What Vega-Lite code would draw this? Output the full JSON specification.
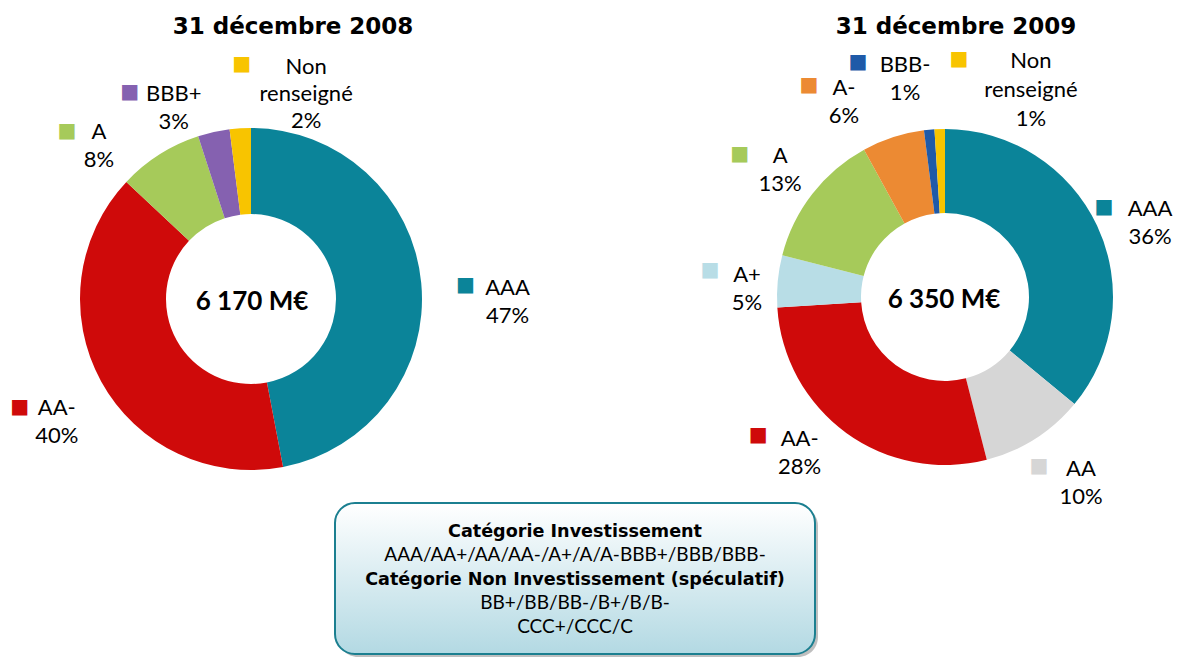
{
  "$schema": "https://vega.github.io/schema/vega-lite/v6.json",
  "width": 1184,
  "height": 657,
  "autosize": {"type": "fit", "contains": "padding"},
  "padding": 0,
  "background": "white",
  "config": {"view": {"stroke": null}, "font": "Lato"},
  "datasets": {
    "slices": [
      {"year": "2008", "label": "AAA", "share": 47, "rank": 1},
      {"year": "2008", "label": "AA-", "share": 40, "rank": 2},
      {"year": "2008", "label": "A", "share": 8, "rank": 3},
      {"year": "2008", "label": "BBB+", "share": 3, "rank": 4},
      {"year": "2008", "label": "Non renseigné", "share": 2, "rank": 5},
      {"year": "2009", "label": "AAA", "share": 36, "rank": 1},
      {"year": "2009", "label": "AA", "share": 10, "rank": 2},
      {"year": "2009", "label": "AA-", "share": 28, "rank": 3},
      {"year": "2009", "label": "A+", "share": 5, "rank": 4},
      {"year": "2009", "label": "A", "share": 13, "rank": 5},
      {"year": "2009", "label": "A-", "share": 6, "rank": 6},
      {"year": "2009", "label": "BBB-", "share": 1, "rank": 7},
      {"year": "2009", "label": "Non renseigné", "share": 1, "rank": 8}
    ],
    "totals": [
      {"year": "2008", "title": "31 décembre 2008", "total": "6 170 M€"},
      {"year": "2009", "title": "31 décembre 2009", "total": "6 350 M€"}
    ],
    "box": [{"box": "note"}],
    "notes": [
      {"line": 1, "kind": "titre", "text": "Catégorie Investissement"},
      {"line": 2, "kind": "detail", "text": "AAA/AA+/AA/AA-/A+/A/A-BBB+/BBB/BBB-"},
      {"line": 3, "kind": "titre", "text": "Catégorie Non Investissement (spéculatif)"},
      {"line": 4, "kind": "detail", "text": "BB+/BB/BB-/B+/B/B-"},
      {"line": 5, "kind": "detail", "text": "CCC+/CCC/C"}
    ]
  },
  "resolve": {"scale": {"x": "independent", "y": "independent"}},
  "layer": [
    {
      "data": {"name": "slices"},
      "transform": [
        {"filter": "datum.year == '2008'"},
        {"stack": "share", "groupby": [], "sort": [{"field": "rank", "order": "ascending"}], "as": ["v0", "v1"]},
        {"calculate": "(datum.v0 + datum.v1) / 2", "as": "mid"},
        {"calculate": "replace(datum.label, ' ', '|') + '|' + datum.share + '%'", "as": "txt"}
      ],
      "encoding": {
        "x": {"field": "year", "type": "nominal", "scale": {"type": "point", "domain": ["2008", "2009"], "range": [251, 945], "padding": 0}, "axis": null},
        "y": {"field": "year", "type": "nominal", "scale": {"type": "point", "domain": ["2008", "2009"], "range": [299, 297], "padding": 0}, "axis": null},
        "color": {"field": "label", "type": "nominal", "legend": null,
          "scale": {"domain": ["AAA", "AA", "AA-", "A+", "A", "A-", "BBB+", "BBB-", "Non renseigné"],
                    "range": ["#0b8499", "#d6d6d6", "#cf0a0a", "#b8dde6", "#a6ca5a", "#ec8a33", "#8561b0", "#1f5aa8", "#f8c400"]}},
        "theta": {"field": "mid", "type": "quantitative", "stack": null, "scale": {"domain": [0, 100]}}
      },
      "layer": [
        {"mark": {"type": "arc", "innerRadius": 85, "outerRadius": 171},
         "encoding": {"theta": {"field": "v0", "type": "quantitative", "stack": null, "scale": {"domain": [0, 100]}}, "theta2": {"field": "v1"}}},
        {"transform": [{"filter": "datum.label == 'AAA'"}], "layer": [
          {"mark": {"type": "text", "text": "■", "font": "DejaVu Sans", "fontSize": 20, "baseline": "middle", "align": "center", "radius": 215, "thetaOffset": 0.031}},
          {"mark": {"type": "text", "radius": 215, "thetaOffset": 0.031, "dx": 42, "dy": 9.5, "align": "center", "baseline": "alphabetic", "lineBreak": "|", "lineHeight": 28, "fontSize": 22}, "encoding": {"text": {"field": "txt"}, "color": {"value": "black"}}}
        ]},
        {"transform": [{"filter": "datum.label == 'AA-'"}], "layer": [
          {"mark": {"type": "text", "text": "■", "font": "DejaVu Sans", "fontSize": 20, "baseline": "middle", "align": "center", "radius": 255, "thetaOffset": 0.067}},
          {"mark": {"type": "text", "radius": 255, "thetaOffset": 0.067, "dx": 37, "dy": 8.5, "align": "center", "baseline": "alphabetic", "lineBreak": "|", "lineHeight": 28, "fontSize": 22}, "encoding": {"text": {"field": "txt"}, "color": {"value": "black"}}}
        ]},
        {"transform": [{"filter": "datum.label == 'A'"}], "layer": [
          {"mark": {"type": "text", "text": "■", "font": "DejaVu Sans", "fontSize": 20, "baseline": "middle", "align": "center", "radius": 249, "thetaOffset": -0.266}},
          {"mark": {"type": "text", "radius": 249, "thetaOffset": -0.266, "dx": 32, "dy": 8, "align": "center", "baseline": "alphabetic", "lineBreak": "|", "lineHeight": 28, "fontSize": 22}, "encoding": {"text": {"field": "txt"}, "color": {"value": "black"}}}
        ]},
        {"transform": [{"filter": "datum.label == 'BBB+'"}], "layer": [
          {"mark": {"type": "text", "text": "■", "font": "DejaVu Sans", "fontSize": 20, "baseline": "middle", "align": "center", "radius": 240, "thetaOffset": -0.31}},
          {"mark": {"type": "text", "radius": 240, "thetaOffset": -0.31, "dx": 44, "dy": 9.5, "align": "center", "baseline": "alphabetic", "lineBreak": "|", "lineHeight": 28, "fontSize": 22}, "encoding": {"text": {"field": "txt"}, "color": {"value": "black"}}}
        ]},
        {"transform": [{"filter": "datum.label == 'Non renseigné'"}], "layer": [
          {"mark": {"type": "text", "text": "■", "font": "DejaVu Sans", "fontSize": 20, "baseline": "middle", "align": "center", "radius": 235, "thetaOffset": 0.023}},
          {"mark": {"type": "text", "radius": 235, "thetaOffset": 0.023, "dx": 64.5, "dy": 9.5, "align": "center", "baseline": "alphabetic", "lineBreak": "|", "lineHeight": 27, "fontSize": 22}, "encoding": {"text": {"field": "txt"}, "color": {"value": "black"}}}
        ]}
      ]
    },
    {
      "data": {"name": "slices"},
      "transform": [
        {"filter": "datum.year == '2009'"},
        {"stack": "share", "groupby": [], "sort": [{"field": "rank", "order": "ascending"}], "as": ["v0", "v1"]},
        {"calculate": "(datum.v0 + datum.v1) / 2", "as": "mid"},
        {"calculate": "replace(datum.label, ' ', '|') + '|' + datum.share + '%'", "as": "txt"}
      ],
      "encoding": {
        "x": {"field": "year", "type": "nominal", "scale": {"type": "point", "domain": ["2008", "2009"], "range": [251, 945], "padding": 0}, "axis": null},
        "y": {"field": "year", "type": "nominal", "scale": {"type": "point", "domain": ["2008", "2009"], "range": [299, 297], "padding": 0}, "axis": null},
        "color": {"field": "label", "type": "nominal", "legend": null},
        "theta": {"field": "mid", "type": "quantitative", "stack": null, "scale": {"domain": [0, 100]}}
      },
      "layer": [
        {"mark": {"type": "arc", "innerRadius": 84, "outerRadius": 168},
         "encoding": {"theta": {"field": "v0", "type": "quantitative", "stack": null, "scale": {"domain": [0, 100]}}, "theta2": {"field": "v1"}}},
        {"transform": [{"filter": "datum.label == 'AAA'"}], "layer": [
          {"mark": {"type": "text", "text": "■", "font": "DejaVu Sans", "fontSize": 20, "baseline": "middle", "align": "center", "radius": 182.5, "thetaOffset": -0.073}},
          {"mark": {"type": "text", "radius": 182.5, "thetaOffset": -0.073, "dx": 46, "dy": 9, "align": "center", "baseline": "alphabetic", "lineBreak": "|", "lineHeight": 28, "fontSize": 22}, "encoding": {"text": {"field": "txt"}, "color": {"value": "black"}}}
        ]},
        {"transform": [{"filter": "datum.label == 'AA'"}], "layer": [
          {"mark": {"type": "text", "text": "■", "font": "DejaVu Sans", "fontSize": 20, "baseline": "middle", "align": "center", "radius": 193, "thetaOffset": 0.057}},
          {"mark": {"type": "text", "radius": 193, "thetaOffset": 0.057, "dx": 42, "dy": 10.5, "align": "center", "baseline": "alphabetic", "lineBreak": "|", "lineHeight": 28, "fontSize": 22}, "encoding": {"text": {"field": "txt"}, "color": {"value": "black"}}}
        ]},
        {"transform": [{"filter": "datum.label == 'AA-'"}], "layer": [
          {"mark": {"type": "text", "text": "■", "font": "DejaVu Sans", "fontSize": 20, "baseline": "middle", "align": "center", "radius": 232, "thetaOffset": 0.308}},
          {"mark": {"type": "text", "radius": 232, "thetaOffset": 0.308, "dx": 41.5, "dy": 11, "align": "center", "baseline": "alphabetic", "lineBreak": "|", "lineHeight": 28, "fontSize": 22}, "encoding": {"text": {"field": "txt"}, "color": {"value": "black"}}}
        ]},
        {"transform": [{"filter": "datum.label == 'A+'"}], "layer": [
          {"mark": {"type": "text", "text": "■", "font": "DejaVu Sans", "fontSize": 20, "baseline": "middle", "align": "center", "radius": 236.5, "thetaOffset": 0.02}},
          {"mark": {"type": "text", "radius": 236.5, "thetaOffset": 0.02, "dx": 37, "dy": 11.5, "align": "center", "baseline": "alphabetic", "lineBreak": "|", "lineHeight": 28, "fontSize": 22}, "encoding": {"text": {"field": "txt"}, "color": {"value": "black"}}}
        ]},
        {"transform": [{"filter": "datum.label == 'A'"}], "layer": [
          {"mark": {"type": "text", "text": "■", "font": "DejaVu Sans", "fontSize": 20, "baseline": "middle", "align": "center", "radius": 250, "thetaOffset": -0.053}},
          {"mark": {"type": "text", "radius": 250, "thetaOffset": -0.053, "dx": 40.5, "dy": 9, "align": "center", "baseline": "alphabetic", "lineBreak": "|", "lineHeight": 28, "fontSize": 22}, "encoding": {"text": {"field": "txt"}, "color": {"value": "black"}}}
        ]},
        {"transform": [{"filter": "datum.label == 'A-'"}], "layer": [
          {"mark": {"type": "text", "text": "■", "font": "DejaVu Sans", "fontSize": 20, "baseline": "middle", "align": "center", "radius": 252, "thetaOffset": -0.256}},
          {"mark": {"type": "text", "radius": 252, "thetaOffset": -0.256, "dx": 35, "dy": 10, "align": "center", "baseline": "alphabetic", "lineBreak": "|", "lineHeight": 28, "fontSize": 22}, "encoding": {"text": {"field": "txt"}, "color": {"value": "black"}}}
        ]},
        {"transform": [{"filter": "datum.label == 'BBB-'"}], "layer": [
          {"mark": {"type": "text", "text": "■", "font": "DejaVu Sans", "fontSize": 20, "baseline": "middle", "align": "center", "radius": 250.6, "thetaOffset": -0.26}},
          {"mark": {"type": "text", "radius": 250.6, "thetaOffset": -0.26, "dx": 47, "dy": 10.5, "align": "center", "baseline": "alphabetic", "lineBreak": "|", "lineHeight": 28, "fontSize": 22}, "encoding": {"text": {"field": "txt"}, "color": {"value": "black"}}}
        ]},
        {"transform": [{"filter": "datum.label == 'Non renseigné'"}], "layer": [
          {"mark": {"type": "text", "text": "■", "font": "DejaVu Sans", "fontSize": 20, "baseline": "middle", "align": "center", "radius": 238.4, "thetaOffset": 0.09}},
          {"mark": {"type": "text", "radius": 238.4, "thetaOffset": 0.09, "dx": 72, "dy": 9.3, "align": "center", "baseline": "alphabetic", "lineBreak": "|", "lineHeight": 29, "fontSize": 22}, "encoding": {"text": {"field": "txt"}, "color": {"value": "black"}}}
        ]}
      ]
    },
    {
      "data": {"name": "totals"},
      "mark": {"type": "text", "fontSize": 26, "fontWeight": "bold", "baseline": "middle", "align": "center", "dy": 3, "color": "black"},
      "encoding": {
        "x": {"field": "year", "type": "nominal", "scale": {"type": "point", "domain": ["2008", "2009"], "range": [252, 944], "padding": 0}, "axis": null},
        "y": {"field": "year", "type": "nominal", "scale": {"type": "point", "domain": ["2008", "2009"], "range": [299, 297], "padding": 0}, "axis": null},
        "text": {"field": "total"}
      }
    },
    {
      "data": {"name": "totals"},
      "mark": {"type": "text", "font": "DejaVu Sans", "fontSize": 23, "fontWeight": "bold", "baseline": "alphabetic", "align": "center", "color": "black"},
      "encoding": {
        "x": {"field": "year", "type": "nominal", "scale": {"type": "point", "domain": ["2008", "2009"], "range": [293, 956], "padding": 0}, "axis": null},
        "y": {"field": "year", "type": "nominal", "scale": {"type": "point", "domain": ["2008", "2009"], "range": [34, 34], "padding": 0}, "axis": null},
        "text": {"field": "title"}
      }
    },
    {
      "data": {"name": "box"},
      "encoding": {
        "x": {"field": "box", "type": "nominal", "scale": {"type": "band", "domain": ["note"], "range": [335, 815], "paddingInner": 0, "paddingOuter": 0}, "axis": null},
        "y": {"field": "box", "type": "nominal", "scale": {"type": "band", "domain": ["note"], "range": [503, 654], "paddingInner": 0, "paddingOuter": 0}, "axis": null}
      },
      "layer": [
        {"mark": {"type": "rect", "cornerRadius": 20, "fill": "#8a8a8a", "opacity": 0.55, "xOffset": 3, "yOffset": 3}},
        {"mark": {"type": "rect", "cornerRadius": 20, "stroke": "#1b7f90", "strokeWidth": 2,
          "fill": {"gradient": "linear", "x1": 0, "y1": 0, "x2": 0, "y2": 1, "stops": [{"offset": 0, "color": "#ffffff"}, {"offset": 1, "color": "#b3d9e3"}]}}}
      ]
    },
    {
      "data": {"name": "notes"},
      "encoding": {
        "x": {"datum": "note", "type": "nominal", "scale": {"type": "point", "domain": ["note"], "range": [575, 575], "padding": 0}, "axis": null},
        "y": {"field": "line", "type": "ordinal", "scale": {"type": "point", "domain": [1, 2, 3, 4, 5], "range": [537, 632.5], "padding": 0}, "axis": null},
        "text": {"field": "text"}
      },
      "layer": [
        {"transform": [{"filter": "datum.kind == 'titre'"}], "mark": {"type": "text", "font": "DejaVu Sans", "fontSize": 17.6, "fontWeight": "bold", "baseline": "alphabetic", "align": "center", "color": "black"}},
        {"transform": [{"filter": "datum.kind == 'detail'"}], "mark": {"type": "text", "fontSize": 19, "baseline": "alphabetic", "align": "center", "color": "black"}}
      ]
    }
  ]
}
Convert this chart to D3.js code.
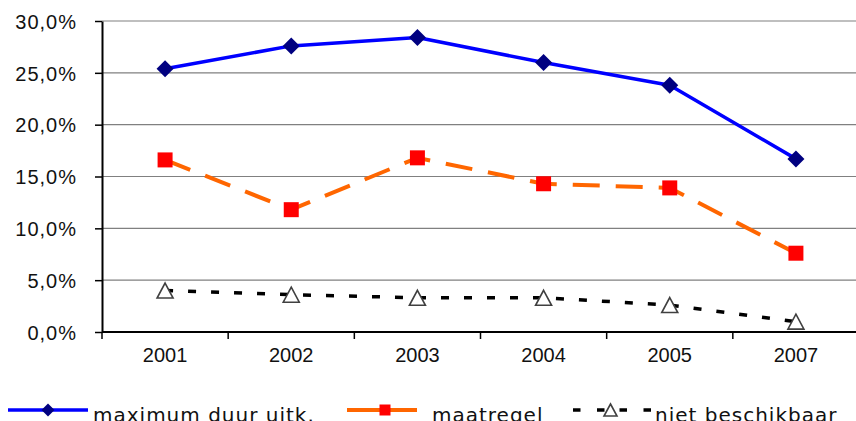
<!DOCTYPE html>
<html>
<head>
<meta charset="utf-8">
<script src="https://cdn.jsdelivr.net/npm/d3@7"></script>
<style>
  html, body { margin: 0; padding: 0; background: #fff; }
  svg { display: block; font-family: "DejaVu Sans", Verdana, sans-serif; }
</style>
</head>
<body>
<svg id="chart" width="856" height="421"></svg>
<script>
// Jaren en percentages per reeks
const years = ["2001", "2002", "2003", "2004", "2005", "2007"];
const maximumDuur = [25.4, 27.6, 28.4, 26.0, 23.8, 16.7];
const maatregel = [16.6, 11.8, 16.8, 14.3, 13.9, 7.6];
const nietBeschikbaar = [4.0, 3.6, 3.3, 3.3, 2.6, 1.0];
const yTicks = [0, 5, 10, 15, 20, 25, 30];
const seriesNames = ["maximum duur uitk.", "maatregel", "niet beschikbaar"];

const svg = d3.select("#chart");
const plotLeft = 102, plotRight = 859, plotTop = 21, plotBottom = 332;

const x = d3.scaleBand().domain(years).range([plotLeft, plotRight]).padding(0);
const y = d3.scaleLinear().domain([0, 30]).range([plotBottom, plotTop]);

const nl = d3.formatLocale({ decimal: ",", thousands: ".", grouping: [3], currency: ["€", ""] });
const pct = v => nl.format(".1%")(v / 100);

// Horizontale rasterlijnen
svg.append("g")
  .selectAll("line")
  .data(yTicks.filter(t => t > 0))
  .join("line")
  .attr("x1", plotLeft).attr("x2", 856)
  .attr("y1", d => y(d)).attr("y2", d => y(d))
  .attr("stroke", "#808080").attr("stroke-width", 1.2);

// Y-as
const yAxis = svg.append("g")
  .attr("transform", `translate(${plotLeft},0)`)
  .call(d3.axisLeft(y).tickValues(yTicks).tickSize(7).tickSizeOuter(0).tickFormat(pct).tickPadding(18));
yAxis.select(".domain").attr("stroke", "#000").attr("stroke-width", 2);
yAxis.selectAll(".tick line").attr("stroke", "#000").attr("stroke-width", 1.5);
yAxis.selectAll(".tick text")
  .attr("font-size", 20).attr("fill", "#111")
  .attr("letter-spacing", 1).attr("dy", "0.36em");

// X-as met streepjes tussen de categorieën
const xAxis = svg.append("g")
  .attr("transform", `translate(0,${plotBottom})`)
  .call(d3.axisBottom(x).tickSize(0).tickSizeOuter(0).tickPadding(16));
xAxis.select(".domain").attr("stroke", "#000").attr("stroke-width", 2)
  .attr("d", `M${plotLeft},0H856`);
xAxis.selectAll(".tick text").attr("font-size", 20).attr("fill", "#111").attr("dy", "0.71em");
xAxis.selectAll(".boundary")
  .data(years)
  .join("line")
  .attr("class", "boundary")
  .attr("x1", d => x(d)).attr("x2", d => x(d))
  .attr("y1", 0).attr("y2", 7)
  .attr("stroke", "#000").attr("stroke-width", 1.5);

const cx = d => x(d) + x.bandwidth() / 2;

const diamond = r => `M0,${-r}L${r},0L0,${r}L${-r},0Z`;
const square = s => `M${-s/2},${-s/2}h${s}v${s}h${-s}Z`;
const triangle = (w, h) => `M0,${-h/2}L${w/2},${h/2}L${-w/2},${h/2}Z`;

const series = [
  { name: seriesNames[0], values: maximumDuur, stroke: "#0000FF", dash: null, width: 3.5,
    marker: diamond(8.5), fill: "#000080", mStroke: "none", legendMarker: diamond(6.5) },
  { name: seriesNames[1], values: maatregel, stroke: "#FF6600", dash: "27 16", width: 4,
    marker: square(15), fill: "#FF0000", mStroke: "none", legendMarker: square(11) },
  { name: seriesNames[2], values: nietBeschikbaar, stroke: "#000", dash: "8 15", width: 3.5,
    marker: triangle(16, 15), fill: "#fff", mStroke: "#404040", legendMarker: triangle(13, 12) }
];

const line = d3.line().x(d => cx(d.year)).y(d => y(d.value));

series.forEach(s => {
  const pts = years.map((yr, i) => ({ year: yr, value: s.values[i] }));
  svg.append("path")
    .datum(pts)
    .attr("d", line)
    .attr("fill", "none")
    .attr("stroke", s.stroke)
    .attr("stroke-width", s.width)
    .attr("stroke-dasharray", s.dash)
    .attr("stroke-linejoin", "round");
});

series.forEach(s => {
  const pts = years.map((yr, i) => ({ year: yr, value: s.values[i] }));
  svg.append("g")
    .selectAll("path")
    .data(pts)
    .join("path")
    .attr("transform", d => `translate(${cx(d.year)},${y(d.value)})`)
    .attr("d", s.marker)
    .attr("fill", s.fill)
    .attr("stroke", s.mStroke)
    .attr("stroke-width", 1.6);
});

// Legenda
const legendY = 410;
const legend = [
  { x1: 8, x2: 88, mx: 48, tx: 93 },
  { x1: 347, x2: 417, mx: 385, tx: 432 },
  { x1: 573, x2: 651, mx: 610.5, tx: 655 }
];
series.forEach((s, i) => {
  const L = legend[i];
  const g = svg.append("g");
  if (i === 2) {
    g.append("line").attr("x1", L.x1).attr("x2", L.mx).attr("y1", legendY).attr("y2", legendY)
      .attr("stroke", s.stroke).attr("stroke-width", s.width).attr("stroke-dasharray", "7.5 16.5");
    g.append("line").attr("x1", L.x2).attr("x2", L.mx).attr("y1", legendY).attr("y2", legendY)
      .attr("stroke", s.stroke).attr("stroke-width", s.width).attr("stroke-dasharray", "7.5 16.5");
  } else {
    g.append("line").attr("x1", L.x1).attr("x2", L.x2).attr("y1", legendY).attr("y2", legendY)
      .attr("stroke", s.stroke).attr("stroke-width", s.width);
  }
  g.append("path")
    .attr("transform", `translate(${L.mx},${legendY})`)
    .attr("d", s.legendMarker)
    .attr("fill", s.fill).attr("stroke", s.mStroke).attr("stroke-width", 1.6);
  g.append("text")
    .attr("x", L.tx).attr("y", 422)
    .attr("font-size", 20).attr("letter-spacing", 1).attr("fill", "#111")
    .text(s.name);
});
</script>
</body>
</html>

┄┄┄┄┄┄

▶ Aim: Output nothing except the lines from the one containing "Convert this chart to D3.js code." through the one containing "const plotLeft = 102, plotRight", both kept, with the pictures removed.

▶ Answer in full:
Convert this chart to D3.js code.
<!DOCTYPE html>
<html>
<head>
<meta charset="utf-8">
<script src="https://cdn.jsdelivr.net/npm/d3@7"></script>
<style>
  html, body { margin: 0; padding: 0; background: #fff; }
  svg { display: block; font-family: "DejaVu Sans", Verdana, sans-serif; }
</style>
</head>
<body>
<svg id="chart" width="856" height="421"></svg>
<script>
// Jaren en percentages per reeks
const years = ["2001", "2002", "2003", "2004", "2005", "2007"];
const maximumDuur = [25.4, 27.6, 28.4, 26.0, 23.8, 16.7];
const maatregel = [16.6, 11.8, 16.8, 14.3, 13.9, 7.6];
const nietBeschikbaar = [4.0, 3.6, 3.3, 3.3, 2.6, 1.0];
const yTicks = [0, 5, 10, 15, 20, 25, 30];
const seriesNames = ["maximum duur uitk.", "maatregel", "niet beschikbaar"];

const svg = d3.select("#chart");
const plotLeft = 102, plotRight = 859, plotTop = 21, plotBottom = 332;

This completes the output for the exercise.